SHORT EXERCISE
Where a line in the listing below contains the word "this", copy that line.

──────── DATASET ────────

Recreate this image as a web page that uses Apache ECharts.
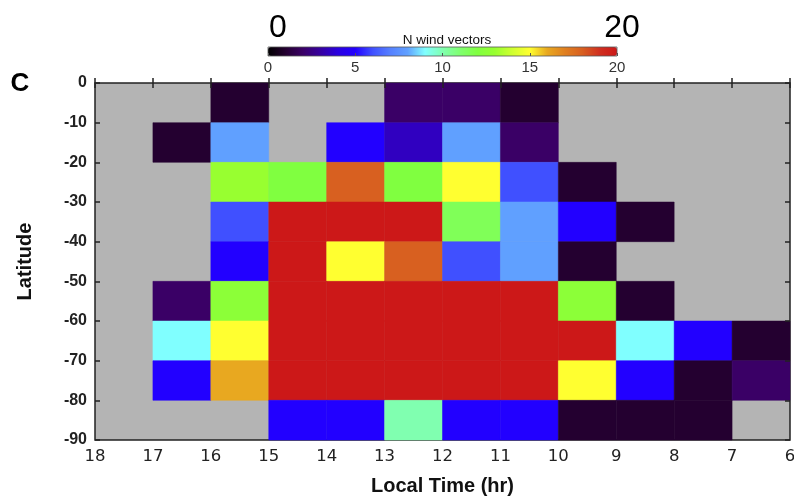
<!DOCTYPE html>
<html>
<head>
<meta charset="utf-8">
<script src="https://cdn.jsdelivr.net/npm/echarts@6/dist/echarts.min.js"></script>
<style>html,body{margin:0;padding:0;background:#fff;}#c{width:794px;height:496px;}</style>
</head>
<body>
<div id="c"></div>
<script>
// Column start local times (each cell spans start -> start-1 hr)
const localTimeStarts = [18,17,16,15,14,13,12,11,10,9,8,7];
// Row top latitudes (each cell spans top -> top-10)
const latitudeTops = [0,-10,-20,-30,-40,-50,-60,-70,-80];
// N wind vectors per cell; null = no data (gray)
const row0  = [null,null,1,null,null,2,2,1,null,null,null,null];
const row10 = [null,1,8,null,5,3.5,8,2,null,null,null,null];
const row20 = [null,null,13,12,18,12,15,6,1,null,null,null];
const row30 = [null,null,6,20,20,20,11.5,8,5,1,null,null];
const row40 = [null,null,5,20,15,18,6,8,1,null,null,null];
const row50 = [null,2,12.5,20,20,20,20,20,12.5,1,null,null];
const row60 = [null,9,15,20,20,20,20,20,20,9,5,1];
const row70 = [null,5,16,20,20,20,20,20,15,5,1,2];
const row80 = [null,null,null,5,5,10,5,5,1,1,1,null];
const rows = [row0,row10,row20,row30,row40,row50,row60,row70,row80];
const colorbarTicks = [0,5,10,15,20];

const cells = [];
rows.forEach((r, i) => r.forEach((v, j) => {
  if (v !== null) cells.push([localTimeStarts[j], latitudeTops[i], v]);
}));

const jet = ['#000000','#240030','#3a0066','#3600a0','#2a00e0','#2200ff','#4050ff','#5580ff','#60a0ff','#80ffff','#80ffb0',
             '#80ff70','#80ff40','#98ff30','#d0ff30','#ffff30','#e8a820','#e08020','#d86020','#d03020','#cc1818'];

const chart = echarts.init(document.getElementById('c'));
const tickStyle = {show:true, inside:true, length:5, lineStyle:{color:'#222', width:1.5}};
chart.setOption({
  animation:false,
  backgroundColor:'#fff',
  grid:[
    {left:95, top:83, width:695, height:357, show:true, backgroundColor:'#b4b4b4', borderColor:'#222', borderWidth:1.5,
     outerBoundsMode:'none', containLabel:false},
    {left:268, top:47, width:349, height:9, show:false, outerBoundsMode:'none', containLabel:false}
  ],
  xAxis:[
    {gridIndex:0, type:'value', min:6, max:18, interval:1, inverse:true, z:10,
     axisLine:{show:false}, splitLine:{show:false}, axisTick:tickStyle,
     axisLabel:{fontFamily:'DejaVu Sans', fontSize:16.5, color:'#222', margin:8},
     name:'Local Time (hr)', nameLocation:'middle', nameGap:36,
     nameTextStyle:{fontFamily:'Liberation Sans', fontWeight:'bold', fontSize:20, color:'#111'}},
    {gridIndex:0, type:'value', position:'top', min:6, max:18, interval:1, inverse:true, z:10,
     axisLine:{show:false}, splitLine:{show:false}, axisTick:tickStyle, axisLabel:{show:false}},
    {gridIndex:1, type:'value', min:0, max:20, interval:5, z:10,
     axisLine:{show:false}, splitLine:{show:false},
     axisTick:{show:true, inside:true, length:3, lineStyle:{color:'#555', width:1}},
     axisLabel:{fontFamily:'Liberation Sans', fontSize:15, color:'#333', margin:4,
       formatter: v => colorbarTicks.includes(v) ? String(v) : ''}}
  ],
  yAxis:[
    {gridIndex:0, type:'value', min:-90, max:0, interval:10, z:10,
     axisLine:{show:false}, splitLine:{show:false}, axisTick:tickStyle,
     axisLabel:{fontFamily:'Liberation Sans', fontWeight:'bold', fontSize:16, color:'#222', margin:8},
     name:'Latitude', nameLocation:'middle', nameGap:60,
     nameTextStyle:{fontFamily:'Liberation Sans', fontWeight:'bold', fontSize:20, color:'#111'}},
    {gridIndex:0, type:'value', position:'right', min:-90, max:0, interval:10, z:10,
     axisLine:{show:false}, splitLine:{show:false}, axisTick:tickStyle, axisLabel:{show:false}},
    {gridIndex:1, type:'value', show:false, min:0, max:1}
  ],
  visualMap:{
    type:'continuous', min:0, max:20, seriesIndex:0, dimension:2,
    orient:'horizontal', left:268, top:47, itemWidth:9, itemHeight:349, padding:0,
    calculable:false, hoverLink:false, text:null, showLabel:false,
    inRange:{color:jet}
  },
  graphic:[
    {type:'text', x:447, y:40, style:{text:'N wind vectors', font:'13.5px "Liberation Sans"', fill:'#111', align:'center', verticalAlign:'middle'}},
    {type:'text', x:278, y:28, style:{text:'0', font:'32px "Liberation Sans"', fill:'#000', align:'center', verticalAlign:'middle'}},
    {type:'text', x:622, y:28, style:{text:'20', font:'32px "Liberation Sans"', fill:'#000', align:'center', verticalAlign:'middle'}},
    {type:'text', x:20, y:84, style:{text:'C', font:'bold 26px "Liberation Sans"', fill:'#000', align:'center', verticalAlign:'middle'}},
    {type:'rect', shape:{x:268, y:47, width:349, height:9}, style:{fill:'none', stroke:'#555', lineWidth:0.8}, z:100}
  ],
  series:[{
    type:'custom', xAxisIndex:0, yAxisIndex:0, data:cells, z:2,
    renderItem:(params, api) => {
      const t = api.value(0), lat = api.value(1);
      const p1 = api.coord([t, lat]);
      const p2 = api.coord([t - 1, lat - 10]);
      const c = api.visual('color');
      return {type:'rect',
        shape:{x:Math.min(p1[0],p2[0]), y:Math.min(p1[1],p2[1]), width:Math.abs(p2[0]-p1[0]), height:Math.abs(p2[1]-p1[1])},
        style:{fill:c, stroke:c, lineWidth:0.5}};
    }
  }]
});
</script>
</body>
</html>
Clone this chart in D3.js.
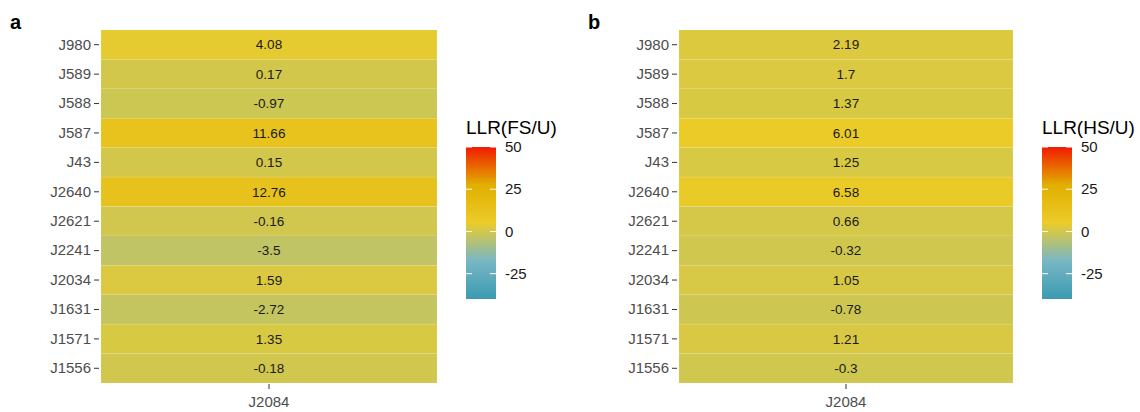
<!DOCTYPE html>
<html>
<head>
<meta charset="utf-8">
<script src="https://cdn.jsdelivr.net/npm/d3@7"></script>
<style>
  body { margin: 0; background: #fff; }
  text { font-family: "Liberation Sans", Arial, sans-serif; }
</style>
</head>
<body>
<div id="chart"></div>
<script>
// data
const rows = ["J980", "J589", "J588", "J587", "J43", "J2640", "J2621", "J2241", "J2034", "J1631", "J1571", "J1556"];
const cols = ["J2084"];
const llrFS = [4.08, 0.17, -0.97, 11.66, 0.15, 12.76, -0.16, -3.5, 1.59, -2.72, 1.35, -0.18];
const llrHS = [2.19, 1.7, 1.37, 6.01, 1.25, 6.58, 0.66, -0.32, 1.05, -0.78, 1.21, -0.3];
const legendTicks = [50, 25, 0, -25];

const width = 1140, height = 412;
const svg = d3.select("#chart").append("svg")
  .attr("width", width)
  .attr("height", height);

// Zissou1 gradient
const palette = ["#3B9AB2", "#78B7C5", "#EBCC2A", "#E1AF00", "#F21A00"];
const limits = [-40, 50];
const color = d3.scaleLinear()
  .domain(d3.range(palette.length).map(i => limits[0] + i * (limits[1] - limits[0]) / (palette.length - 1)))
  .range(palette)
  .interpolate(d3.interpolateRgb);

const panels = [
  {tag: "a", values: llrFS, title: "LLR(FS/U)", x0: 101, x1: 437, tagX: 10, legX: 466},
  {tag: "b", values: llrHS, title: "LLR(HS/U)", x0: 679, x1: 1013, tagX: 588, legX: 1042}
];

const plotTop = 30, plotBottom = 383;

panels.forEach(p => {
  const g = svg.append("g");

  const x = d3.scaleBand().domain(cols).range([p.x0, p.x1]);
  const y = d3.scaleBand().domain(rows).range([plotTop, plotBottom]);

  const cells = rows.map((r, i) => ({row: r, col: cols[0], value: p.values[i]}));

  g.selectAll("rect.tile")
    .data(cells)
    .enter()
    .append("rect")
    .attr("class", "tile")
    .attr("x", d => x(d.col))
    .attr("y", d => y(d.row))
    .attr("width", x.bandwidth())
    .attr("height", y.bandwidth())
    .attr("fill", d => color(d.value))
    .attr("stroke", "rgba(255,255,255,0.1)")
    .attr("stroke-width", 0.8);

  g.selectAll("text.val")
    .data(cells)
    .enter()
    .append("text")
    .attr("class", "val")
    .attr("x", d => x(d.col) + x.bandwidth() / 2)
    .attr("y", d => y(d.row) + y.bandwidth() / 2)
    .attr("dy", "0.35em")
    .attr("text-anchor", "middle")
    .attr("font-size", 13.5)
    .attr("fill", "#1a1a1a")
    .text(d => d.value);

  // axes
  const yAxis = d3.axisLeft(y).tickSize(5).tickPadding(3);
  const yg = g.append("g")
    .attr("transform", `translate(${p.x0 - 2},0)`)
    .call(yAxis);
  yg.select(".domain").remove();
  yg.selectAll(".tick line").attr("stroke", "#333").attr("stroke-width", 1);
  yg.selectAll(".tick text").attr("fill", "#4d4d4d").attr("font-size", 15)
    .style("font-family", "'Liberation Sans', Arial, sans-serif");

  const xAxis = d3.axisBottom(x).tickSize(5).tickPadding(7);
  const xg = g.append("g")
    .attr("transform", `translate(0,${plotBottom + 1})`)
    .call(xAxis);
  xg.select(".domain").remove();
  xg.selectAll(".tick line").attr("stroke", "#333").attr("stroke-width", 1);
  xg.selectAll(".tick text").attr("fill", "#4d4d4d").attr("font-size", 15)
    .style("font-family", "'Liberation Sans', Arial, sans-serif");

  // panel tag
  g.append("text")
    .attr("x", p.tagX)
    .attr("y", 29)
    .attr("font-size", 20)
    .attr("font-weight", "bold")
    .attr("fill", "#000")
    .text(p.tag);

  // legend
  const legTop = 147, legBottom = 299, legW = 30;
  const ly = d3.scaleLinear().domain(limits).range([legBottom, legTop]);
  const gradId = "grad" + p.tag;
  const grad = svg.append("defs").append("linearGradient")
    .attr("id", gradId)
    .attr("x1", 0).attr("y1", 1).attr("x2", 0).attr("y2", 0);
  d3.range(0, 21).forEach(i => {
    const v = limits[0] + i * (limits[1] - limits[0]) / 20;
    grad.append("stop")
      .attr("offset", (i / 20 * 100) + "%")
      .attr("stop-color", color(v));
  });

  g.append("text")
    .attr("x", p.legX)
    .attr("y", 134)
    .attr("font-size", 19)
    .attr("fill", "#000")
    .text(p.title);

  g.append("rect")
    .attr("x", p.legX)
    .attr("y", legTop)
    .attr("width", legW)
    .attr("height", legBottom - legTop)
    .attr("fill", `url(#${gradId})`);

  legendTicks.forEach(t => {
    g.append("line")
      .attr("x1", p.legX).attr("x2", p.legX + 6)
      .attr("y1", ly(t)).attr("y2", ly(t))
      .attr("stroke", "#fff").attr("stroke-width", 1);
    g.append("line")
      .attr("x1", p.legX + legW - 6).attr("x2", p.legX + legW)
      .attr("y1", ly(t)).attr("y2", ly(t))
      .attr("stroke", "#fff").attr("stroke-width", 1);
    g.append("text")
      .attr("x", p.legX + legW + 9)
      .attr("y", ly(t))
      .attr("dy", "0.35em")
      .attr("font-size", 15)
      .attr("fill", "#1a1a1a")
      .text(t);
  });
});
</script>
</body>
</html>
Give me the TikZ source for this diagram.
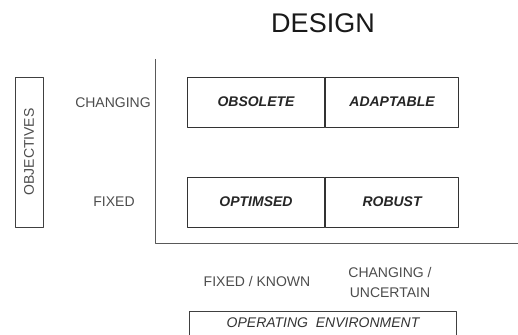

────────

RIGHT ANSWER
Recreate this image as a web page that uses Apache ECharts.
Clone this chart in D3.js.
Give me the TikZ source for this diagram.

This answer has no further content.